Wonder what the "they don't train 'em like they used to in my day" people think about your typical "pile 'em high and sell it cheap" holiday resort dive shop training?!?
My Open Water and "Advanced" Open Water training was perfectly adequate for the typical follow-the-leader diving around the benign reef conditions in the calm, non-tidal, warm water, excellent visibility conditions that anyone diving in that holiday resort would come across. Perfectly safe and good enough protocols with the buddy-buddy diving.
However, returning home to a place with waves, tides, cold, wind, poor visibility, deeper (30m/100ft) dives on sharp wrecks covered in nets was, to put it mildly, a massive shock to someone who's an "advanced" diver.
My buttocks clench at that thought. Had been indoctrinated in the "you're all wonderful" praise everyone model, then the reality of the canyon-like gap between my miniscule experience, lack of knowledge and mediocre skills (putting that mildly) compared with the reality found back home.

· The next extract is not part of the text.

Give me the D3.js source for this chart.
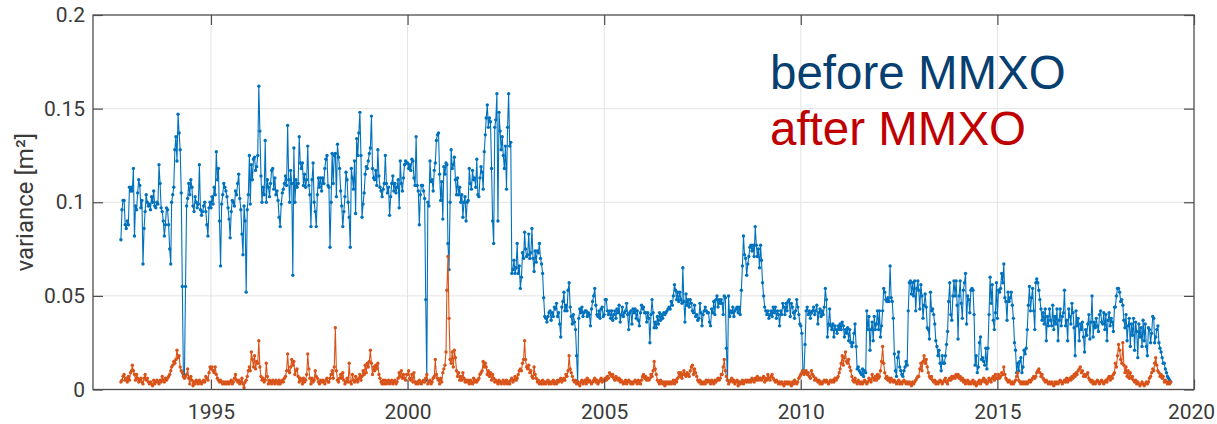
<!DOCTYPE html>
<html><head><meta charset="utf-8">
<script src="https://cdn.jsdelivr.net/npm/d3@7"></script>
<style>html,body{margin:0;padding:0;background:#fff;}svg{display:block;}</style>
</head><body>
<svg id="chart" width="1217" height="424"></svg>
<script>
// ---- data (variance in units of 0.001 m², one value per ~10-day cycle) ----
const unit = 0.001;
const firstCycle = 1992.71;
const cycleYears = 9.9156 / 365.25;
const years = [1992,1993,1994,1995,1996,1997,1998,1999,2000,2001,2002,2003,2004,2005,2006,2007,2008,2009,2010,2011,2012,2013,2014,2015,2016,2017,2018,2019];
const xTicks = [1995, 2000, 2005, 2010, 2015, 2020];
const yTicks = [0, 0.05, 0.1, 0.15, 0.2];
const seriesNames = ["before MMXO", "after MMXO"];

const before1992 = [80,96,101,101,88,86,90,88,108,106,108];
const before1993 = [106,118,82,98,96,105,112,109,97,101,67,86,95,104,100,98,99,96,103,100,106,98,97,100,99,120,110,97,95,90,82,88,97,96,88,75,67];
const before1994 = [100,104,108,128,135,122,147,137,128,105,55,8,7,55,98,102,110,104,112,108,98,95,103,100,97,99,120,96,93,95,98,100,95,88,82,97,100];
const before1995 = [97,103,99,108,104,127,112,118,90,66,99,104,110,108,106,103,97,91,81,95,101,100,98,106,104,110,115,102,96,83,72,98,90,52,96,104,125];
const before1996 = [99,120,112,123,124,117,119,125,162,138,114,100,108,104,133,100,112,108,103,110,117,118,107,113,104,106,101,92,87,99,105,107,110,114,109,141,112];
const before1997 = [100,117,110,61,129,100,112,108,110,135,121,118,121,109,115,108,112,130,109,104,87,112,121,100,95,87,104,113,108,113,106,113,110,118,123,125,109];
const before1998 = [108,76,100,126,110,125,126,103,131,124,118,106,98,87,95,103,116,112,100,92,76,118,113,107,122,94,134,125,137,148,125,92,99,105,115,119,118];
const before1999 = [122,126,129,146,118,113,112,117,109,128,114,108,106,103,107,110,125,110,105,108,93,103,110,114,106,110,105,108,112,97,122,110,106,113,120,122,121];
const before2000 = [121,118,120,117,123,122,113,109,135,109,106,88,104,109,109,106,102,48,5,100,98,122,111,112,106,117,121,133,136,137,115,101,111,91,119,115,121];
const before2001 = [120,78,64,100,128,118,120,124,112,104,113,104,108,100,104,92,100,103,90,100,101,118,110,107,117,112,113,108,123,104,103,113,119,116,107,127,136];
const before2002 = [145,152,140,145,143,118,90,78,140,144,158,90,148,138,128,135,125,118,130,107,140,158,130,132,62,64,69,62,65,78,62,66,54,60,73,70,84];
const before2003 = [75,71,72,83,70,73,86,70,63,74,68,74,73,78,70,67,62,49,39,38,36,39,41,42,37,41,39,44,43,46,39,41,35,28,44,47,52];
const before2004 = [42,45,42,53,57,44,39,35,40,36,32,18,4,38,43,41,44,39,41,42,42,39,41,40,34,43,47,50,54,45,40,39,42,38,43,44,39];
const before2005 = [40,48,48,42,40,42,38,42,37,40,42,38,43,41,45,36,40,44,39,41,42,46,40,32,41,42,35,43,41,43,38,42,37,34,41,45,43];
const before2006 = [44,41,41,36,41,38,25,40,48,41,33,36,33,39,35,41,37,40,38,41,40,41,42,43,44,43,47,45,50,56,53,48,52,47,52,48,46];
const before2007 = [65,47,36,51,45,48,44,48,46,42,41,45,39,40,37,38,46,41,34,40,42,44,42,41,41,36,34,43,41,47,40,48,50,44,48,46,48];
const before2008 = [46,40,50,49,22,5,50,39,42,41,44,39,42,43,44,41,44,40,53,66,82,72,70,61,67,71,76,77,74,77,71,87,77,71,75,65,77];
const before2009 = [69,57,50,44,42,40,42,38,40,42,39,44,41,44,38,42,40,34,42,40,46,44,40,46,42,47,48,39,46,44,41,38,42,48,44,40,35];
const before2010 = [34,30,10,9,24,42,44,40,42,38,41,42,44,40,42,45,35,41,43,39,42,40,44,54,48,28,35,43,34,32,35,28,34,32,30,34,32];
const before2011 = [35,32,36,34,28,32,30,33,26,32,25,23,25,30,35,23,11,12,10,9,8,11,7,10,9,42,32,39,21,32,36,26,39,32,35,42,32];
const before2012 = [42,28,34,42,54,52,48,47,49,47,66,49,47,38,19,10,7,17,20,12,10,8,7,10,12,15,13,42,57,58,51,57,50,58,42,54,58];
const before2013 = [53,43,56,50,38,45,51,44,33,32,27,52,42,43,40,35,26,23,18,21,14,10,18,14,14,18,24,31,47,57,40,37,50,58,50,58,45];
const before2014 = [27,50,58,46,38,53,57,62,35,50,48,41,53,54,53,40,13,18,9,12,25,28,16,17,15,13,22,11,22,40,60,46,56,37,32,41,57];
const before2015 = [38,53,52,54,62,57,67,49,47,37,52,47,49,52,45,38,25,21,9,14,10,15,17,9,12,21,19,22,32,45,55,42,49,54,42,32,57];
const before2016 = [59,57,53,48,43,37,41,35,43,26,39,34,43,37,34,45,32,39,35,43,26,37,43,34,39,41,53,34,37,26,43,39,35,46,41,33,18];
const before2017 = [42,34,38,26,35,32,36,28,20,32,29,35,40,27,36,50,28,36,33,38,34,31,40,42,36,35,41,32,40,26,37,41,34,38,36,31,44];
const before2018 = [44,50,54,54,52,47,48,45,37,33,40,26,34,38,23,35,29,38,21,36,31,17,35,28,33,23,37,26,35,23,18,33,32,25,30,39,38];
const before2019 = [25,28,32,34,25,22,20,17,14,14,11,9,7,6,5,4];

const after1992 = [4,5,7,8,5,6,4,7,5,9,10];
const after1993 = [13,10,8,5,8,6,4,5,6,4,3,6,8,5,6,4,3,4,3,2,5,3,4,5,4,3,5,4,7,5,4,6,5,6,7,8,10];
const after1994 = [12,13,15,14,16,21,17,18,12,10,9,7,6,7,8,11,6,3,7,5,2,4,3,5,4,3,5,4,3,4,5,4,7,6,5,9,12];
const after1995 = [11,12,10,9,12,8,6,5,4,5,4,3,4,3,4,3,4,3,4,5,3,4,6,8,5,4,5,3,4,6,3,1,4,5,7,10,12];
const after1996 = [10,20,16,12,18,11,15,14,26,12,7,5,6,4,5,14,7,3,5,4,3,5,4,3,5,4,3,5,3,4,5,4,6,7,10,19,10];
const after1997 = [9,12,16,13,15,8,10,11,7,4,6,5,3,6,4,5,8,19,11,6,3,6,4,5,10,7,6,4,3,5,4,5,4,3,5,6,4];
const after1998 = [4,6,8,10,6,12,33,10,5,4,6,8,6,9,5,3,4,6,4,14,4,3,8,5,4,7,5,4,6,8,5,7,10,8,13,9,14];
const after1999 = [12,15,21,14,8,12,10,13,11,14,8,6,4,3,5,3,5,3,4,5,3,4,5,3,4,5,3,4,6,9,7,10,6,8,6,5,8];
const after2000 = [8,10,6,5,8,4,9,4,3,4,3,5,4,3,4,5,4,6,8,3,4,5,3,4,6,7,16,8,6,5,3,6,4,9,11,13,20];
const after2001 = [53,71,38,16,14,20,12,21,17,10,7,9,5,7,5,9,6,4,5,4,5,3,5,4,3,6,4,5,4,5,6,8,9,10,15,12,14];
const after2002 = [12,8,10,7,9,5,8,6,4,5,4,3,5,4,3,4,5,3,4,5,3,4,3,5,6,4,5,7,5,6,8,10,11,10,14,16,26];
const after2003 = [16,12,11,13,9,10,7,6,12,8,6,4,5,3,4,3,5,3,4,3,4,5,3,4,3,4,5,3,4,3,5,4,5,6,4,5,6];
const after2004 = [5,8,7,10,18,11,9,7,5,4,5,3,4,3,2,4,5,3,4,5,3,6,4,5,4,3,4,5,6,4,5,3,4,5,6,4,5];
const after2005 = [5,6,5,7,6,9,8,7,8,6,5,7,6,5,6,4,5,4,3,4,5,3,4,5,4,3,4,3,4,5,4,3,5,4,3,5,7];
const after2006 = [8,6,7,5,6,5,6,8,7,10,15,11,8,5,4,3,5,4,3,4,2,4,3,4,3,4,3,4,5,3,5,4,6,9,7,9,6];
const after2007 = [8,10,8,7,9,8,7,10,12,13,8,11,9,7,5,4,5,3,4,3,4,3,5,4,5,4,3,5,4,3,5,4,5,6,5,6,8];
const after2008 = [8,12,16,10,7,5,3,4,5,6,4,5,3,4,5,2,4,3,4,5,3,4,5,4,5,4,5,4,6,5,4,6,5,7,5,6,6];
const after2009 = [5,6,7,4,6,5,8,6,5,7,8,6,5,4,5,4,3,4,3,4,3,2,4,3,4,3,4,3,2,4,3,5,4,3,4,6,7];
const after2010 = [8,9,10,8,9,10,8,9,7,6,10,8,7,5,6,5,4,5,3,4,3,4,5,4,5,4,3,4,5,4,5,4,6,5,6,7,9];
const after2011 = [11,14,18,13,17,20,15,14,16,12,10,7,5,4,6,4,3,5,4,3,4,3,4,5,4,3,4,6,5,4,8,6,5,7,5,8,6];
const after2012 = [7,10,15,23,14,9,6,7,5,6,4,6,5,4,5,4,3,4,5,3,4,3,4,5,4,3,4,3,4,3,2,4,3,4,5,6,7];
const after2013 = [7,11,14,10,15,18,14,16,12,9,7,6,7,5,4,5,3,4,3,4,5,4,3,4,5,6,4,3,5,6,5,7,6,7,6,8,7];
const after2014 = [8,6,7,5,6,4,5,3,4,5,3,4,3,4,5,3,4,2,3,4,5,3,4,5,6,4,5,3,4,6,5,4,6,7,5,8,6];
const after2015 = [6,8,6,7,9,8,12,8,6,5,4,5,4,3,4,3,4,5,7,9,5,4,3,4,3,4,3,4,3,4,5,4,5,6,7,6,7];
const after2016 = [9,10,11,9,7,8,6,5,4,5,4,3,4,3,4,3,2,4,3,4,3,4,5,4,3,4,5,4,6,4,5,6,5,7,6,8,7];
const after2017 = [9,8,10,11,12,9,10,7,8,7,8,9,6,5,4,5,3,4,3,4,5,4,3,4,5,4,3,4,5,4,6,7,5,7,6,8,9];
const after2018 = [14,12,18,24,21,16,14,25,13,9,12,7,10,6,9,6,7,5,4,5,3,4,3,2,3,4,3,2,3,4,3,4,6,7,9,11,10];
const after2019 = [14,17,13,10,9,7,8,6,7,4,5,4,3,4,3,4];

const beforeYears = [before1992,before1993,before1994,before1995,before1996,before1997,before1998,before1999,before2000,before2001,before2002,before2003,before2004,before2005,before2006,before2007,before2008,before2009,before2010,before2011,before2012,before2013,before2014,before2015,before2016,before2017,before2018,before2019];
const afterYears = [after1992,after1993,after1994,after1995,after1996,after1997,after1998,after1999,after2000,after2001,after2002,after2003,after2004,after2005,after2006,after2007,after2008,after2009,after2010,after2011,after2012,after2013,after2014,after2015,after2016,after2017,after2018,after2019];

// ---- build time series ----
function toPoints(perYear) {
  const pts = [];
  perYear.forEach((vals, k) => {
    const start = k === 0 ? firstCycle : years[k];
    vals.forEach((v, i) => pts.push({ t: start + i * cycleYears, v: v * unit }));
  });
  return pts;
}
const beforeData = toPoints(beforeYears);
const afterData = toPoints(afterYears);

// ---- layout ----
const svg = d3.select("#chart");
const L = 93, R = 1194, T = 15, B = 389.5;
const x = d3.scaleLinear().domain([1992, 2020]).range([L, R]);
const y = d3.scaleLinear().domain([0, 0.2]).range([B, T]);

const axisColor = "#4d4d4d";
const labelColor = "#3a3a3a";
const gridColor = "#e3e3e3";
const blue = "#0072BD", orange = "#D95319";

// grid
const grid = svg.append("g");
grid.selectAll("line.gx").data(xTicks.filter(d => d < 2020)).join("line")
  .attr("x1", d => x(d)).attr("x2", d => x(d)).attr("y1", T).attr("y2", B)
  .attr("stroke", gridColor).attr("stroke-width", 1);
grid.selectAll("line.gy").data(yTicks.filter(d => d > 0 && d < 0.2)).join("line")
  .attr("x1", L).attr("x2", R).attr("y1", d => y(d)).attr("y2", d => y(d))
  .attr("stroke", gridColor).attr("stroke-width", 1);

// series
const line = d3.line().x(d => x(d.t)).y(d => y(d.v));
function drawSeries(data, color) {
  const g = svg.append("g");
  g.append("path").datum(data).attr("d", line).attr("fill", "none")
    .attr("stroke", color).attr("stroke-width", 1.1).attr("stroke-linejoin", "round");
  g.selectAll("circle").data(data).join("circle")
    .attr("cx", d => x(d.t)).attr("cy", d => y(d.v)).attr("r", 1.7).attr("fill", color);
}
drawSeries(beforeData, blue);
drawSeries(afterData, orange);

// axes (MATLAB-like box with inward ticks)
const tickLen = 10;
const fontFam = "Roboto, 'Noto Sans', sans-serif";
const fmtY = d => d === 0 ? "0" : String(+d.toFixed(2));

const axB = d3.axisBottom(x).tickValues(xTicks).tickSizeInner(-tickLen).tickSizeOuter(0).tickPadding(15).tickFormat(d3.format("d"));
const axT = d3.axisTop(x).tickValues(xTicks).tickSizeInner(-tickLen).tickSizeOuter(0).tickFormat("");
const axLft = d3.axisLeft(y).tickValues(yTicks).tickSizeInner(-tickLen).tickSizeOuter(0).tickPadding(8).tickFormat(fmtY);
const axRgt = d3.axisRight(y).tickValues(yTicks).tickSizeInner(-tickLen).tickSizeOuter(0).tickFormat("");

function styleAxis(g) {
  g.selectAll(".domain").remove();
  g.selectAll(".tick line").attr("stroke", axisColor).attr("stroke-width", 1.2);
  g.selectAll(".tick text").attr("fill", labelColor).style("font-family", fontFam).style("font-size", "21px");
}
const bottomAxis = svg.append("g").attr("transform", `translate(0,${B})`).call(axB).call(styleAxis);
// keep the last label (at the right edge) inside the page
bottomAxis.selectAll(".tick text").filter(d => d === 2020).attr("x", -3);
svg.append("g").attr("transform", `translate(0,${T})`).call(axT).call(styleAxis);
svg.append("g").attr("transform", `translate(${L},0)`).call(axLft).call(styleAxis);
svg.append("g").attr("transform", `translate(${R},0)`).call(axRgt).call(styleAxis);

svg.append("rect").attr("x", L).attr("y", T).attr("width", R - L).attr("height", B - T)
  .attr("fill", "none").attr("stroke", axisColor).attr("stroke-width", 1.3);

// y label
svg.append("text").attr("transform", `translate(33,${y(0.1)}) rotate(-90)`)
  .attr("text-anchor", "middle").attr("fill", labelColor)
  .style("font-family", fontFam).style("font-size", "24px").text("variance [m²]");

// in-plot labels
const legendColors = ["#063f70", "#c00000"];
const legendBaselines = [89, 145];
seriesNames.forEach((name, i) => {
  svg.append("text").attr("x", 770).attr("y", legendBaselines[i])
    .attr("fill", legendColors[i])
    .style("font-family", "'Liberation Sans', Arial, sans-serif").style("font-size", "47.5px")
    .text(name);
});
</script>
</body></html>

So the question: was the training up to standard? If the standard was to get people quickly "qualified" to dive in piss-easy conditions, following the leader, then yes it was. If the standard was to get someone sorted to genuinely dive anywhere... it was nowhere close.
Which is why the local dive shops that I've used and worked with (e.g. Rescue Diver course) is massively different to the holiday resort training.
The shock of my very first dive in the UK absolutely convinced me of the need for a massive training effort and focus on self-reliance. After many hundreds of dives/hours to all sorts of depths I always take every dive very seriously as it absolutely will bite you on the backside: complacency will kill. It is up to the individual diver to practice and sort their skills out.
Where I dive is similar to the UK. Dark cold waves swell current rocky entries low vis lots of weeds kelp (used to be kelp anyway) etc.
A pretty good percentage of people who get certified here have already had some skin/freediving experience because a lot of them were abalone divers. That might have changed now since abalone has been shut down for 7-8 years, so maybe not many people freedive anymore. But, when I got into diving I was a freediver already for a few years before scuba. What local (to here) skin diving does is acclimate people to cold water, the movement of the surge, finning techniques and leg conditioning through just doing it. They get used to the conditions, currents, bottom typography, getting in and out of the water in less than good conditions. It also gives people a chance to get used to a thick wetsuit which has it’s own way of conditioning a body with it’s resistance.
This is one of the things lacking in todays OW is skindiving skills.
When I took scuba class they trained us to be able to handle the conditions in which we certified (see above). And there was a little bit of skin diving but not a lot, probably because it was a culture here. You probably wouldn’t get that if you certified in a quarry somewhere, IDK?
So when I did get scuba certified it was a cake walk because I already had a few years of skindiving experience and knew what was down there and what to expect. We were also told that if we went anywhere else to dive like the tropics, the conditions would be a lot milder than where we did our OW, so in essence “if you got certified here you can dive anywhere”, that’s what we were told.
My issue, worry, concern, call it what you will, is that sometimes we get divers wanting to dive here that got certified in warm benign tropical conditions and they have no idea what it’s like here. Not all OW certs are created equal. I wish there was some sort if divers acclimation class that would train and condition divers for new environments, but I din’t think there is such a thing.
Right now it’s up to the individual to somehow adapt themselves through self study and self training, maybe mentorship? But that’s not consistent or reliable.
So I guess a “standard” is really a moving target, and so a standard at one place may not apply to another place.
It’s an impossible thing to measure.